-- BEGIN --
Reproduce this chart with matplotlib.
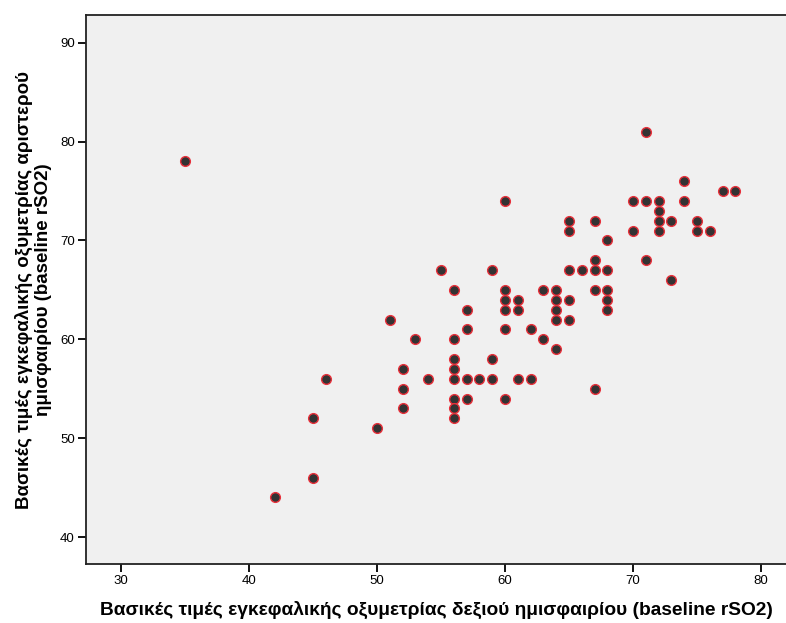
import matplotlib.pyplot as plt

# baseline rSO2: right hemisphere (x) vs left hemisphere (y)
right_rso2 = [35, 42, 45, 45, 46, 50, 51, 52, 52, 52, 53, 54, 55,
              56, 56, 56, 56, 56, 56, 56, 56,
              57, 57, 57, 57, 58, 59, 59, 59,
              60, 60, 60, 60, 60, 60, 61, 61, 61, 62, 62, 63, 63,
              64, 64, 64, 64, 64, 65, 65, 65, 65, 65, 66,
              67, 67, 67, 67, 67, 68, 68, 68, 68, 68,
              70, 70, 71, 71, 71, 72, 72, 72, 72, 73, 73,
              74, 74, 75, 75, 76, 77, 78]
left_rso2 = [78, 44, 52, 46, 56, 51, 62, 57, 55, 53, 60, 56, 67,
             65, 60, 58, 57, 56, 54, 53, 52,
             63, 61, 56, 54, 56, 67, 58, 56,
             74, 65, 64, 63, 61, 54, 64, 63, 56, 61, 56, 65, 60,
             65, 64, 63, 62, 59, 72, 71, 67, 64, 62, 67,
             72, 68, 67, 65, 55, 70, 67, 65, 64, 63,
             74, 71, 81, 74, 68, 74, 73, 72, 71, 72, 66,
             76, 74, 72, 71, 71, 75, 75]

x_ticks = [30, 40, 50, 60, 70, 80]
y_ticks = [40, 50, 60, 70, 80, 90]

plt.rcParams['font.family'] = ['Liberation Sans', 'DejaVu Sans']

fig = plt.figure(figsize=(7.86, 6.23), dpi=100)
ax = fig.add_axes([0.1094, 0.0947, 0.8906, 0.8812])
ax.set_facecolor('#f0f0f0')

ax.plot(right_rso2, left_rso2, 'o', markersize=7, markerfacecolor='#333333',
        markeredgecolor='#e8303a', markeredgewidth=1.0, linestyle='none')

ax.set_xlim(27.27, 81.95)
ax.set_ylim(37.27, 92.8)
ax.set_xticks(x_ticks)
ax.set_yticks(y_ticks)
ax.tick_params(axis='both', direction='out', length=6, width=1.3,
               labelsize=9.5, colors='black', pad=2)

for side in ['left', 'bottom', 'top']:
    ax.spines[side].set_linewidth(1.3)
    ax.spines[side].set_color('#222222')
ax.spines['right'].set_visible(False)

ax.set_xlabel('Βασικές τιμές εγκεφαλικής οξυμετρίας δεξιού ημισφαιρίου (baseline rSO2)',
              fontsize=13.8, fontweight='bold', labelpad=10)
ax.set_ylabel('Βασικές τιμές εγκεφαλικής οξυμετρίας αριστερού\nημισφαιρίου (baseline rSO2)',
              fontsize=13.5, fontweight='bold', labelpad=6, linespacing=1.15)

fig.savefig('out.png', dpi=100)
-- END --
▶ [Task directions]
Return all lines with the word "matplotlib" in them.

▶ [Answer to this task]
Reproduce this chart with matplotlib.
import matplotlib.pyplot as plt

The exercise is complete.